Giving Compass' Take:

• Chef Jose Andres is an activist-philanthropist volunteering around the world to provide food for vulnerable people, especially ones who live in countries that need disaster relief support. 

• How can this chef's story inspire others who are not in philanthropic sector to be part of it? How can the collaboration of multiple industries lead to philanthropic pursuits? 

• Jose Andres is not the only celebrity to have a story like this one. Read about how this famous actor got into the business of philanthropy through coffee. 


Most days, the restaurateur and chef José Andrés rises around 7 a.m. and, after flicking through the headlines on his iPhone X, makes his way over to his home gym to work the elliptical machine. Only after he’s showered and shaved does the 48-year-old, who likes to describe his career as “one long attempt to explain the world through food,” allow himself his first meal of the day.

In many ways, Andrés resembles fellow business luminaries such as Chobani’s Hamdi Ulukaya, Starbucks’s Howard Schultz, and Patagonia’s Rose Marcario, who have managed to expand their enterprises while speaking out about–and acting on–their values. But Andrés’s spontaneity makes him unique.

Through his prolific use of social media, his lack of filter, and his impulse to go where the action is, Andrés is pioneering a rapid-response model of leadership. This is no fully vetted corporate social responsibility effort. It’s one man acting on instinct, adjusting on the fly, and observing as things tend to fall into place behind him.
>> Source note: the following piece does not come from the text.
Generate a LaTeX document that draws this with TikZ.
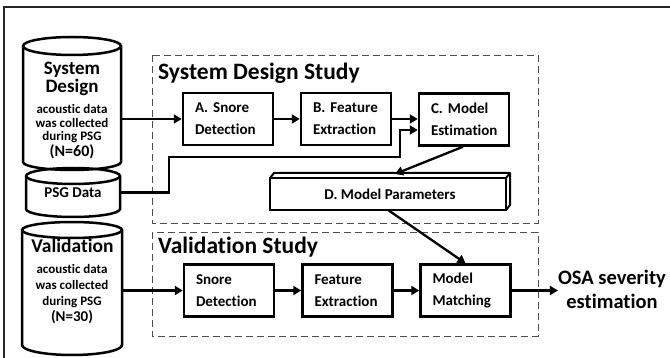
\documentclass[tikz,border=0pt]{standalone}
\usepackage{fontspec}
\setmainfont{Carlito}[Ligatures=NoCommon, RawFeature={-calt}]
\usetikzlibrary{calc,arrows.meta}
\newcommand\fsz[2]{\fontsize{#1}{#2}\selectfont}
\begin{document}
\begin{tikzpicture}[x=1pt,y=-1pt,
  blk/.style={draw, line width=2.5pt, minimum width=90pt, minimum height=52pt, inner sep=0pt,
    align=left, text width=66pt, font=\bfseries\fsz{15}{22}},
  arr/.style={line width=2.3pt, -{Triangle[length=8pt,width=9pt]}},
  cyl/.style={line width=2.5pt},
  area/.style={draw=black!70, line width=0.9pt, dash pattern=on 7pt off 4pt},
  big/.style={font=\bfseries\fsz{19}{22}, anchor=base, inner sep=0pt},
  small/.style={font=\bfseries\fsz{13}{15}, anchor=base, inner sep=0pt},
  title/.style={font=\bfseries\fsz{23.5}{26}, anchor=base west, inner sep=0pt},
  hole/.style={inner sep=0pt, outer sep=0pt}]
\useasboundingbox (0,0) rectangle (670,358);
% outer frame (only left and top edges visible)
\draw[line width=1.5pt, black!85] (4,360) -- (4,7) -- (672,7);

% dashed study areas
\draw[area] (152,55) rectangle (538,223);
\draw[area] (152,232) rectangle (538,336);
\node[title] (t1) at (158,80) {System Design Study};
\node[title] (t2) at (158,254) {Validation Study};

% cylinders
\draw[cyl] (23,46) -- (23,162) arc[start angle=180,end angle=360,x radius=49pt,y radius=8pt]
  -- (121,46) arc[start angle=0,end angle=180,x radius=49pt,y radius=9pt] -- cycle;
\draw[cyl] (23,46) arc[start angle=180,end angle=360,x radius=49pt,y radius=9pt];
\draw[cyl] (26,176) -- (26,209) arc[start angle=180,end angle=360,x radius=47pt,y radius=8pt]
  -- (120,176) arc[start angle=0,end angle=180,x radius=47pt,y radius=8pt] -- cycle;
\draw[cyl] (26,176) arc[start angle=180,end angle=360,x radius=47pt,y radius=8pt];
\draw[cyl] (22,230) -- (22,345) arc[start angle=180,end angle=360,x radius=50pt,y radius=10pt]
  -- (122,230) arc[start angle=0,end angle=180,x radius=50pt,y radius=8pt] -- cycle;
\draw[cyl] (22,230) arc[start angle=180,end angle=360,x radius=50pt,y radius=8pt];

\node[hole, minimum width=98pt, minimum height=116pt] (sd) at (72,104) {};
\node[hole, minimum width=94pt, minimum height=33pt] (psg) at (73,192.5) {};
\node[hole, minimum width=100pt, minimum height=115pt] (val) at (72,287.5) {};

\node[big] (sd1) at (72,75) {System};
\node[big] (sd2) at (72,93) {Design};
\node[small] (sd3) at (72,114) {acoustic data};
\node[small] (sd4) at (72,128) {was collected};
\node[small] (sd5) at (72,141) {during PSG};
\node[big, font=\bfseries\fsz{16}{18}] (sd6) at (72,157) {(N=60)};
\node[big, font=\bfseries\fsz{15}{18}] (psgt) at (73,198) {PSG Data};
\node[big, font=\bfseries\fsz{19.5}{22}] (v1) at (72.5,253) {Validation};
\node[small] (v2) at (72,274) {acoustic data};
\node[small] (v3) at (72,290) {was collected};
\node[small] (v4) at (72,306) {during PSG};
\node[big, font=\bfseries\fsz{15}{18}] (v5) at (72,322) {(N=30)};

% system design blocks
\node[blk] (A) at (228,119) {A. Snore\\Detection};
\node[blk] (B) at (346,119) {B. Feature\\Extraction};
\node[blk] (C) at (464,119.5) {C. Model\\Estimation};
% model parameters (3D bar)
\node[draw, line width=2.5pt, minimum width=236pt, minimum height=32pt, inner sep=0pt, outer sep=0pt,
  font=\bfseries\fsz{15}{18}] (D) at (388,194) {\hspace*{4pt}D. Model Parameters};
\draw[line width=2pt, line join=round] (D.north west) -- ++(4,-5) -- ($(D.north east)+(4,-5)$) -- (D.north east);
\draw[line width=2pt, line join=round] ($(D.north east)+(4,-5)$) -- ($(D.south east)+(4,-5)$) -- (D.south east);
% validation blocks
\node[blk] (S2) at (229,290.5) {Snore\\Detection};
\node[blk] (F2) at (347.5,290.5) {Feature\\Extraction};
\node[blk] (M2) at (465.5,290.5) {Model\\Matching};
\node[font=\bfseries\fsz{20.5}{24}, align=center, inner sep=0pt] (osa) at (612,289.5) {OSA severity\\estimation};

% connectors
\draw[arr] (sd.east |- A.west) -- (A.west);
\draw[arr] (A) -- (B);
\draw[arr] (B.east) -- (B.east -| C.west);
\coordinate (pa) at (169,157);
\coordinate (pb) at (400,157);
\draw[arr] (psg.east) -| (pa) -- (pb) |- ($(C.west)+(0,10.5)$);
\draw[arr] ($(C.south)+(-1,0)$) -- ($(D.north)+(7,-4)$);
\draw[arr] (D.south) -- (M2.north);
\draw[arr] (val.east |- S2.west) -- (S2.west);
\draw[arr] (S2) -- (F2);
\draw[arr] (F2) -- (M2);
\draw[arr] (M2.east) -- (M2.east -| osa.west);
\end{tikzpicture}
\end{document}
This freewheeling approach might rankle some, but it’s working: He’s attracting talent to ThinkFoodGroup, donations to World Central Kitchen, and customers to his restaurants. He is a walking, tweeting, pot-stirring, brand-building experiment.

But it was his work after Hurricane Maria that made him a household name. As Andrés tells it, he had no concrete plans when he and filmmaker Nate Mook, who had volunteered on numerous WCK initiatives, boarded a plane to Puerto Rico in September, mere days after the category 5 storm swept across the island, killing dozens and leveling the power grid. “I just knew I needed to be there,” Andrés says.

Eventually, they established 23 kitchens that churned out what Andrés estimates to be more than 3.3 million meals, leaning on local volunteers for help with cooking and distribution. On Andrés’s insistence, many of the meals were hot–big, steaming pots of paella and chicken and rice.